By Mark Wilson, Esq. on March 31, 2015 | Last updated on March 21, 2019

Must nonresident attorneys keep a physical office in the State of New York in order to practice there? Ekaterina Schoenefeld, a lawyer licensed in both New York and New Jersey, was surprised to find out that was the case after attending a CLE class in New York City.

She was so outraged (for some reason) that she filed a federal lawsuit against the State of New York, alleging a violation of the Privileges and Immunities Clause of the U.S. Constitution. After winning in district court, the State appealed to the Second Circuit, which asked the New York Court of Appeals to interpret the statute. Indeed, said the state's highest court, nonresident attorneys do have to maintain a "physical office" in the state.

They Have the Internet on Computers Now

Schoenefeld has an office in Princeton, New Jersey, but no office in New York. Even though she's licensed in both states (and California), she claims that she's unable to practice law in New York -- even though she pays her annual bar dues -- simply because she doesn't have an office there.

Notably, the office requirement doesn't apply to lawyers who are residents of New York; it applies only to out-of-state lawyers licensed in New York. At oral arguments in February, the Second Circuit learned that the law's original justification was to allow for service on out-of-state attorneys. Schoenefeld said the law didn't make any sense in the 21st century, where documents can be (and often are) served electronically.

A Desk, a Chair -- the Works

But the public policy arguments didn't matter much to the New York Court of Appeals, which said the law doesn't allow for a "virtual" office. " By its plain terms, then, the statute requires nonresident attorneys practicing in New York to maintain a physical law office here," the court wrote.

The State of New York urged the court to adopt a broader definition of "office," looking to the purpose of the statute instead of just the words used.
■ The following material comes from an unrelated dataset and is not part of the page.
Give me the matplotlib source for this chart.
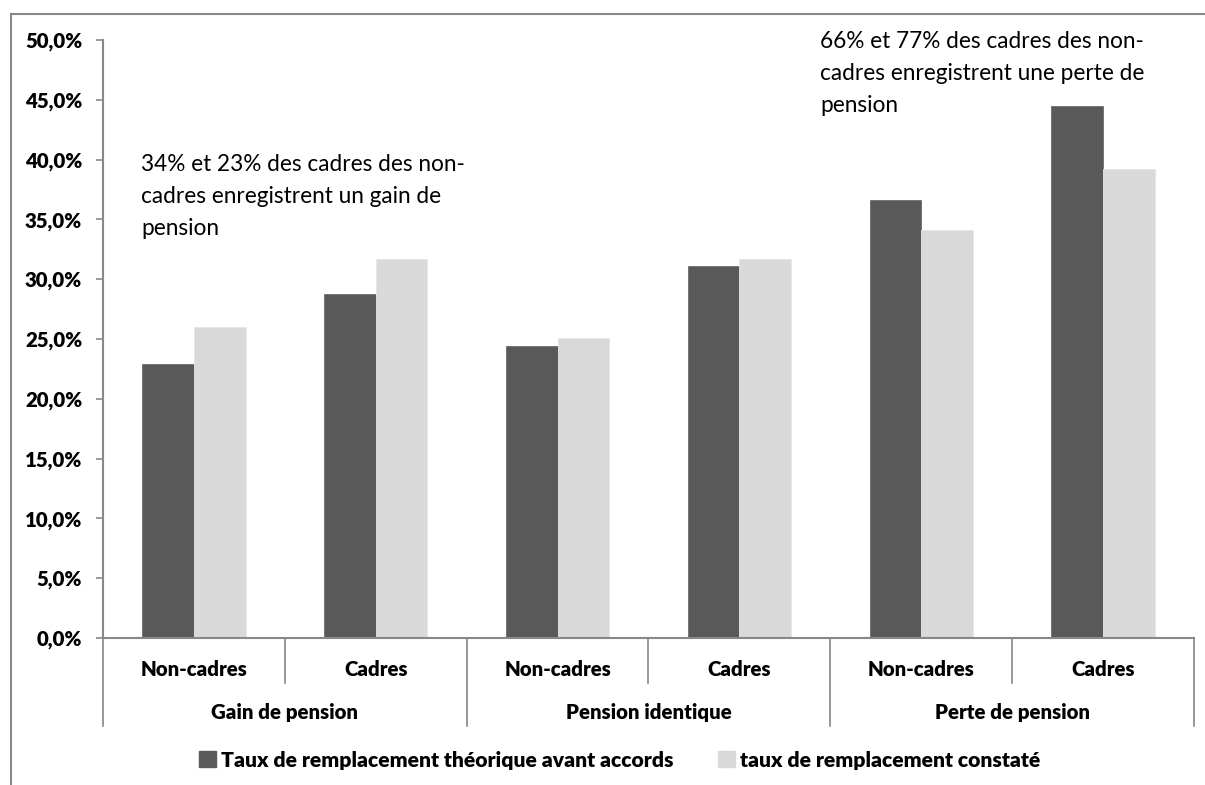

An attorney could satisfy the state's need to allow for service on out-of-state attorneys just by having an address, or an agent within the state who could receive service.

That's all well and good, but the court couldn't overlook the word "office," which is explained in the statute not just as an address where service can be received, but a place "for the transaction of law business." Moreover, said the court, the law already provides for service methods on out-of-state attorneys, so the statute in question couldn't be re-interpreted to provide for something already provided for, essentially reading the statute out of existence.

With the law interpreted, the case returns to the Second Circuit. The New York Court of Appeals, however, advised that "the legislature always remains free to take any additional action deemed necessary."